Within the United States Italians generally were behind the two prisoners because they were paisani. Their anarchism did not matter. The same North Enders who first came to support the Defense Committee would a few years later support Mussolini’s African campaign and fill the windows of Hanover Street shops with photographs of Ethiopian atrocities. Other foreign groups, like the Jewish enclaves in New York and Boston, would find themselves drawn sympathetically to the defense of Sacco and Vanzetti out of their socialist tradition and their own bitter experiences of race hate.
American union members never came to identify themselves with the cause of Sacco and Vanzetti as did their counterparts in Europe. Moore had had enough contacts to engineer resolutions asking for a new trial through the American Federation of Labor conventions of 1922 and 1924, but such resolutions would not be presented again until the winter of 1926-1927. In the last months of the case President William Green of the American Federation of Labor added his protest against the impending executions, but in the Indian summer of the Coolidge prosperity the rank and file union members were at best lethargically sympathetic. When, the week before the execution of Sacco and Vanzetti, the Defense Committee sent out an appeal for a hundred thousand trade-union members to come to Boston in protest, less than two hundred showed up. Elsewhere than in the big cities with their heavy foreign populations the American worker was not class-conscious enough to see Sacco and Vanzetti as his representatives. He found the erotic enticements of the New York trial of Ruth Snyder, a suburban housewife, and her corset-salesman lover Henry Judd Gray for the murder of Ruth’s husband more enticing than the brief final scene in the Dedham courtroom. He took Lindbergh’s solo flight across the Atlantic on May 20, 1927, much more to heart than the erosive progress of Sacco and Vanzetti toward the electric chair. He was more concerned with the second Dempsey-Tunney fight, scheduled for September, than with the Massachusetts executions scheduled for July.

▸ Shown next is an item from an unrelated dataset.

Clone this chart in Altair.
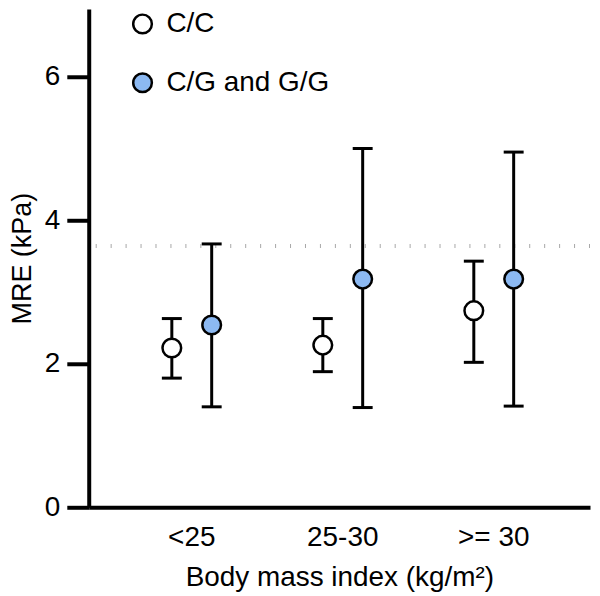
import altair as alt
import pandas as pd

bmi = ["<25", "25-30", ">= 30"]
groups = ["C/C", "C/G and G/G"]
cc_mean = [2.22, 2.26, 2.74]
cc_low = [1.80, 1.89, 2.02]
cc_high = [2.63, 2.63, 3.43]
cg_mean = [2.54, 3.18, 3.18]
cg_low = [1.40, 1.39, 1.41]
cg_high = [3.67, 5.00, 4.95]
ref_line = [3.64]
y_ticks = [0, 2, 4, 6]
fill_colors = ["white", "#8cb9f2"]

rows = []
for i, b in enumerate(bmi):
    rows.append(dict(bmi=b, group=groups[0], mean=cc_mean[i], low=cc_low[i], high=cc_high[i]))
    rows.append(dict(bmi=b, group=groups[1], mean=cg_mean[i], low=cg_low[i], high=cg_high[i]))
df = pd.DataFrame(rows)
ref_df = pd.DataFrame({"v": ref_line})

FONT = "Liberation Sans"

x_axis = alt.Axis(title="Body mass index (kg/m²)", labelAngle=0, ticks=False, tickSize=0,
                  labelPadding=16, titlePadding=12, titleFontSize=28,
                  domainWidth=4, domainColor="black")
x = alt.X("bmi:N", sort=bmi, axis=x_axis,
          scale=alt.Scale(type="band", paddingInner=0, paddingOuter=0.16, align=0.57))
xo = alt.XOffset("group:N", sort=groups,
                 scale=alt.Scale(type="band", paddingInner=0, paddingOuter=0.894))
y_scale = alt.Scale(domain=[0, 6.944], nice=False, zero=True)
y_axis = alt.Axis(values=y_ticks, title="MRE (kPa)", tickSize=22, tickWidth=4, tickColor="black",
                  domainWidth=4, domainColor="black", labelPadding=7, titlePadding=8, grid=False)

ref = alt.Chart(ref_df).mark_rule(color="#a8a8a8", strokeWidth=4, strokeDash=[1, 14]).encode(
    y=alt.Y("v:Q", scale=y_scale, axis=y_axis)
)

base = alt.Chart(df)
err = base.mark_rule(color="black", strokeWidth=3).encode(
    x=x, xOffset=xo,
    y=alt.Y("low:Q", scale=y_scale, axis=y_axis),
    y2="high:Q",
)
cap_lo = base.mark_tick(color="black", thickness=3, size=20, opacity=1).encode(
    x=x, xOffset=xo, y=alt.Y("low:Q", scale=y_scale, axis=y_axis)
)
cap_hi = base.mark_tick(color="black", thickness=3, size=20, opacity=1).encode(
    x=x, xOffset=xo, y=alt.Y("high:Q", scale=y_scale, axis=y_axis)
)
pts = base.mark_point(filled=True, size=350, stroke="black", strokeWidth=2.5, opacity=1).encode(
    x=x, xOffset=xo,
    y=alt.Y("mean:Q", scale=y_scale, axis=y_axis),
    fill=alt.Fill("group:N", sort=groups,
                  scale=alt.Scale(domain=groups, range=fill_colors),
                  legend=alt.Legend(title=None, orient="none", legendX=40, legendY=1,
                                    symbolType="circle", symbolSize=350,
                                    symbolStrokeColor="black", symbolStrokeWidth=2.5,
                                    labelFontSize=28, labelLimit=0, rowPadding=29,
                                    labelOffset=10, padding=0)),
)

chart = alt.layer(ref, err, cap_lo, cap_hi, pts).properties(
    width=503, height=500,
    padding={"left": 0, "top": 0, "right": 0, "bottom": 0},
).configure_view(stroke=None).configure_axis(
    labelFont=FONT, titleFont=FONT, labelColor="black", titleColor="black",
    labelFontSize=28, titleFontSize=27, titleFontWeight="normal",
).configure_legend(labelFont=FONT, labelColor="black")

chart.save("out.html", embed_options={"renderer": "svg", "actions": False})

In the six years since John Codman, Mrs. Evans, Mrs. Jack, and other members of the New England Civil Liberties Committee had appealed for defense funds, the New England Committee and the parent American Civil Liberties Union in New York had remained steadfast in their support. Frankfurter’s article was in a sense a culmination of their efforts. They had by their prolonged and reiterative publicity made the cause of Sacco and Vanzetti intellectually fashionable. Those whose names rang the changes in the last months of the case, now made their rather flamboyant appearance. Officially the civil-liberties groups kept their distance.
When Moore was in charge of the defense, publicity was oriented toward the radicals, but with the coming of Thompson and Gardner Jackson the appeal was directed much more to what the class-conscious Lyons would have considered “handwringing” liberals. Thompson disapproved of pamphlet wars, of the case being tried in the streets. Both he and Frankfurter wanted to avoid further antagonizing the Massachusetts community. Sometime in July 1927, when the Defense Committee had arranged to hold a protest meeting at Faneuil Hall, Frankfurter discreetly vetoed the idea.